1) Franz Ferdinand 2 nights running at the Enmore Theatre, then the Big Day Out Festival. The band were fantastic of course – see them if you get the chance – especially the jaw-droppingly splendid version of Outsiders involving three drummers using one set of drums.

Thanks to the ever so lovely Mike Parker I got into all these for free, though in the end I didn’t get to speak to him really cos he was busy. He blew me out once because he had a better offer; bowling with the White Stripes. I can’t really argue that one, can I?

Me and my mate Andrew did see him a bit backstage after the first gig which led to the strangest moment of the week; me and Andrew self-consciously perched on the end of a table as Alex Kapranos and Jack White chatted about something or other. Jack was surrounded by lackeys – I’m still not sure about him as a person – but the Franz boys are lovely, as we all know.
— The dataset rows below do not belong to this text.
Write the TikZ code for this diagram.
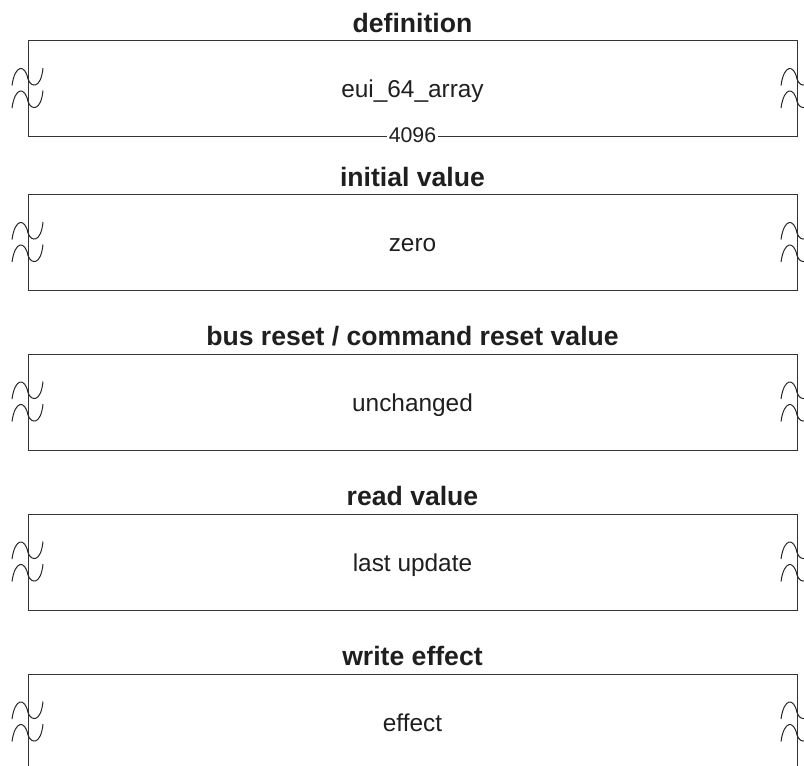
\documentclass[tikz,border=0pt]{standalone}
\usepackage{fontspec}
\setmainfont{Liberation Sans}
\usetikzlibrary{positioning}

\tikzset{
  frame/.style={draw=black!80, line width=1pt},
  title/.style={font=\fontsize{26.6}{30}\selectfont\bfseries, text=black!88, anchor=base, inner sep=0pt},
  field/.style={font=\fontsize{24.4}{28}\selectfont, text=black!88, anchor=base, inner sep=0pt},
  count/.style={font=\fontsize{21.3}{24}\selectfont, text=black!88, fill=white, inner sep=1.5pt},
  breakmark/.style={draw=black!85, line width=1pt},
  wave/.pic={
    \draw[breakmark] (-16,8.5) .. controls (-13,-13) and (-3,-13) .. (0,2)
                            .. controls (3,11) and (13,12) .. (15,-9);
  }
}

\begin{document}
\begin{tikzpicture}[x=1pt, y=-1pt]
  \useasboundingbox (0,0) rectangle (804,766);

  \foreach \i/\top/\ttl/\val in {0/40.5/{definition}/{eui\_64\_array},
                                 1/194.5/{initial value}/{zero},
                                 2/354/{bus reset / command reset value}/{unchanged},
                                 3/514/{read value}/{last update},
                                 4/674/{write effect}/{effect}} {
    \draw[frame] (28,\top) rectangle (797,\top+96);
    \node[title] (ttl\i) at (412.5,\top-8.5) {\ttl};
    \node[field] (val\i) at (412.5,\top+57) {\val};
    % break marks on both sides
    \pic at (28,\top+36.5) {wave};
    \pic at (28,\top+59) {wave};
    \pic at (797,\top+36.5) {wave};
    \pic at (797,\top+59) {wave};
  }

  \node[count] (size) at (412.5,135) {4096};
\end{tikzpicture}
\end{document}
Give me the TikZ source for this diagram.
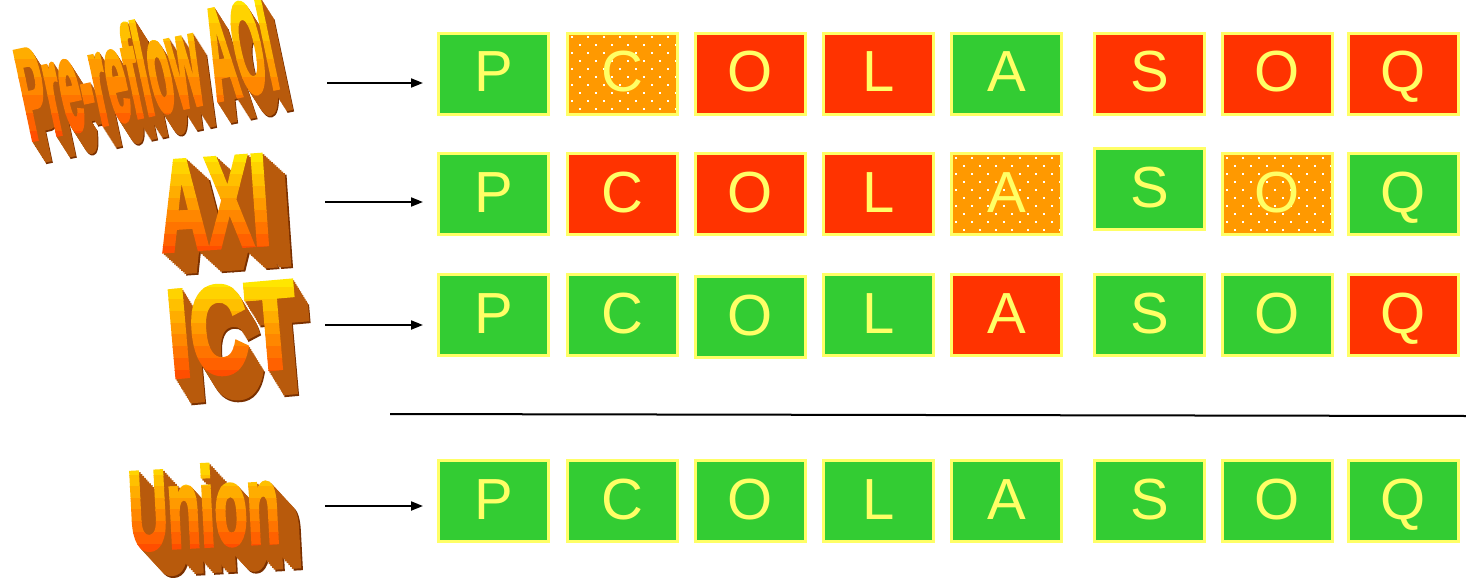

Especially the sound engineer.

Also at the Big Day Out, Edan and the Magic Numbers were both great but none of the secondary bands really shone. Sleater Kinney, the White Stripes, Kings of Leon, the Go! Team, they ranged from mediocre to competent but none really exceeded expectations, which was a shame

2) Computer wrong. The computer fell over on its bum the other day and is currently oozing puss from the capacitors on the motherboard. I’m fairly sure this isn’t right. Brother-in-law Steve is getting new bits for us and putting it back together - $650 of new gear but needs must. More pics of the baby once it’s back up and running.

3) Head wrong. I’ve been doing really stupid things all week, not least managing to lock myself out of the car with the engine still running and the radio playing. One of those real “Doh!” moments. Luckily the NRMA (local equivalent of the AA) were with me within 15 minutes. What a plum, eh?

4) Arts busy. I actually finished 3 books on Sunday. I was pretty close to finishing A Study In Scarlet and To The Lighthouse, and the Bridge of San Luis Rey is a short novel, but still. I’ve also watched maybe a dozen movies, the standouts being Eisenstein’s Ivan the Terrible, Bunuel’s L’Age D’Or and McKay’s Anchorman: The Legend of Ron Burgundy.

But what do you care about any of that? You just want to know about Beth, right? Well, she’s gorgeous, thanks. She is now racing about the house with great abandon, meaning we have to keep grabbing her before she eats some wire or drags of glass of coke off a table.

M&B are up at Avoca this weekend, so I’m having some nerd time pretending to be a dwarf. Cool.